Peruth, left, and Florence wash the straws in preparation for weaving.


Each straw must be flattened by hand, using a knife, before it can be woven. With 10,000 straws, the nature quilt gave KIWOI’s dedicated team a lot of work!


The weaving begins. The KIWOI team produced one section of the nature quilt at a time, Working in a group among friends was enjoyable.


Margaret Nakibule says that “the environment is important because it provides us with food, shelter and water. Making bags from recycled straws helps protect the environment.” Her dream is for KIWOI to widen their market and export their products to women all over the world.


Benedicta helps Hadijah to weave straws for the Nature quilt.


Painting the blocks: each scene is painted onto bark from the mutuba tree which was beaten and pressed into paper, further demonstrating KIWOI’s commitment to the environment.


Farindah Nakintu says that “KIWOI has helped many jobless women develop skills and learn to satisfy their needs.” Her favorite panel depicts women weaving. She says it shows how women can be successful if they work hard for themselves and take care of their environment.


Ziporah Achieng hopes the panels will teach outsiders about traditional Ugandan culture and reveal some of the hardships that Ugandan women face. She thinks this will change once women develop small businesses such as KIWOI.


Josephine Lukwago has raised her four children since her husband passed away in 2004. “In Uganda, the woman sustains the house. The woman eats last after everybody has eaten. The woman sleeps last. Women work like machines. Life is very hard for a Ugandan woman.”

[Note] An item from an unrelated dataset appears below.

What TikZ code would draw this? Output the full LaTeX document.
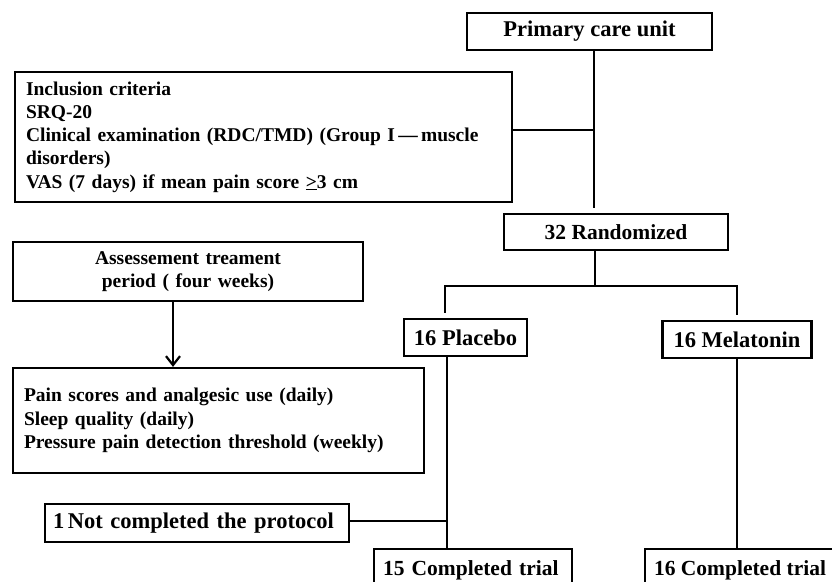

Sewing the pieces together: Margaret and Hadijah attach pieces of the nature quilt and add an outer border, also made from straws.


Scarlett helped at every stage of the assembly. Here she works on painting herself as she departs Uganda with the finished nature quilt!


Benedicta and Scarlett admire the finished nature quilt.


Getting ready to travel: Margaret and Hadija roll the nature quilt up and get it ready to be shipped back to the US with Scarlett.